ただ、同一線上の捏造捜査起訴、捜査権の乱用は同根なのだが、検察が起訴した事実を覆すことは、法の秩序維持において、最高裁事務総局が好ましくないと思考するのは当然の成り行きだ。(*勿論、筆者も許せないと思うが、それが現在の日本の裁判の現実だ)それに対し、小沢一郎本人への、検察の判断は「不起訴」だった。つまり、検察に対して裁判所が配慮する必要はないと云う事だ。理屈の上では、検察の信頼の失墜を防御する意味でも、小沢判決は無罪の方が理に適っている。
検察審査会のド素人審査員が感情に流され、裁判で白黒つけろと言っただけの司法秩序に深く関わらない起訴なのだから、その法廷において「無罪判決」が出ても、誰も痛みを感じないで済むし、法の秩序維持にも影響を及ぼさないのだから、官僚組織の合理性から見ても無罪の方が納まりが良い。検察審査会の運営等への国政調査権をこれ以上行使され、根掘り葉掘りほじくられる事も望むところではないだろう。
今回の小沢事件等云うものの根っ子が、権力闘争であると同時に、日米関係における「小沢一郎排除の論理」もあるし、既得権益勢力全体への小沢の革命的思想もあるし、真っ向司法の不適切を批判している点から、一筋縄ではいかないだろう。ただ、あくまでも内政問題である以上、あからさまな米国の関与があると云う論に与する気持にはなれない。そのような思考経路を辿ってしまうと、常に米国が悪の枢軸であり、国内の既得権益勢力への監視批判の舌鋒がゆるゆるになる結果を招き、本末転倒と云う帰結になる。
検審起訴による小沢裁判はあくまでイレギュラーな国内司法問題と考えるのが妥当だ。勿論、彼らが宗主国アメリカとの同調性は共有するだろうが、すべてに共通するとは言い難い。最高裁事務総局は司法でありながら、行政機関の一部である現実から目を背ける事はない。やはり人事において行政の横槍は回避したいものである。そこで最も注目しなければならないのが、野田内閣総理大臣の腹の内である。
つまり此処からが政治権力の域内に入る。法務大臣の指揮権発動と云った目に見えるものではなく、時の総理の意向と云うものが、日本政治の唯一の実力者・小沢一郎の裁判においては重要な位置を占めると考えておくべきだ。総理は菅直人や仙谷や岡田・前原だったら、もう最高裁事務総局は意向を聞くまでもなく、自らの考えだけで突っ走れただろう。その答えは有罪無罪半々だ。

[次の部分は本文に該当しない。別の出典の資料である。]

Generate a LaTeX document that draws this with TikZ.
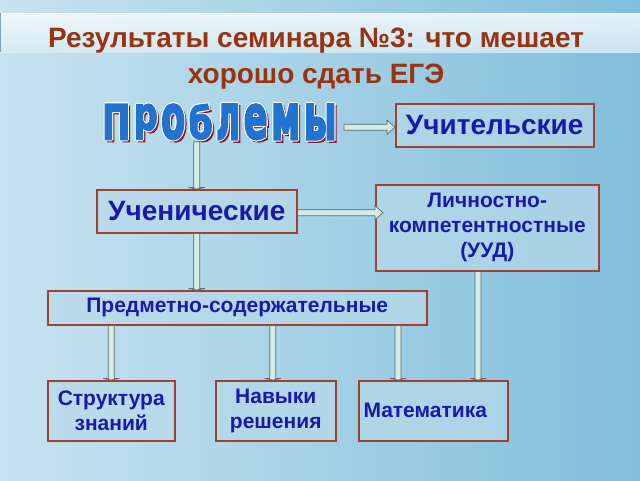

ところが、野田佳彦総理の選択した政権運営の選択は「党内融和」だ。本音では、小沢の力量に縋る傾向さえある。与党が野党との「ネジレ現象」で二進も三進も行かないと云うのに、党内野党まで抱え込んでは、日々頓挫の政権になるのは菅政権で証明済みである。野田政権としては、大震災にせよ、福島原発事故処理、エネルギー政策、世界恐慌の危険すら感じる経済と難局目白押しの状況で、与党内野党の究極の行動などされたものでは、一瞬にして政権が崩壊するのは目に見えている。常識的には、小沢裁判の行方は「無罪」に向かう方が野田政権にとってもベターである。当然、小沢問題で野党からの証人喚問等々の棘を抜くことも可能になる。最終的結論は来春であり、そこまでの野田政権の歩みによっても、政治権力状況は変わるので、今結論を語ることは早計だ。
筆者の個人的考えからすると、膿を出し切らずに隠ぺいするような処理方法は、次なる暴走を再び許す危険も同時に封印するので、好ましいことだとは思わない。しかし、政治にせよ、単なる世間にせよ、「一定の落とし処」で一段落させる方が、新たな前進に繋がる場合もある。小沢一郎の政治生命を堅持し、次なるステップを踏むことが可能な場を得る為にも、野田政権への一定の配慮と苦言をベストミックスで使い分けておく選択小沢はするのだと思う。政治的自己主張は、当分抽象的概念論になるのも致し方ない。徹底抗戦論も多いので、筆者のようなナマクラな意見は好まれないだろうが、政治とか権力闘争などは不条理を抱えて、常に進むものである。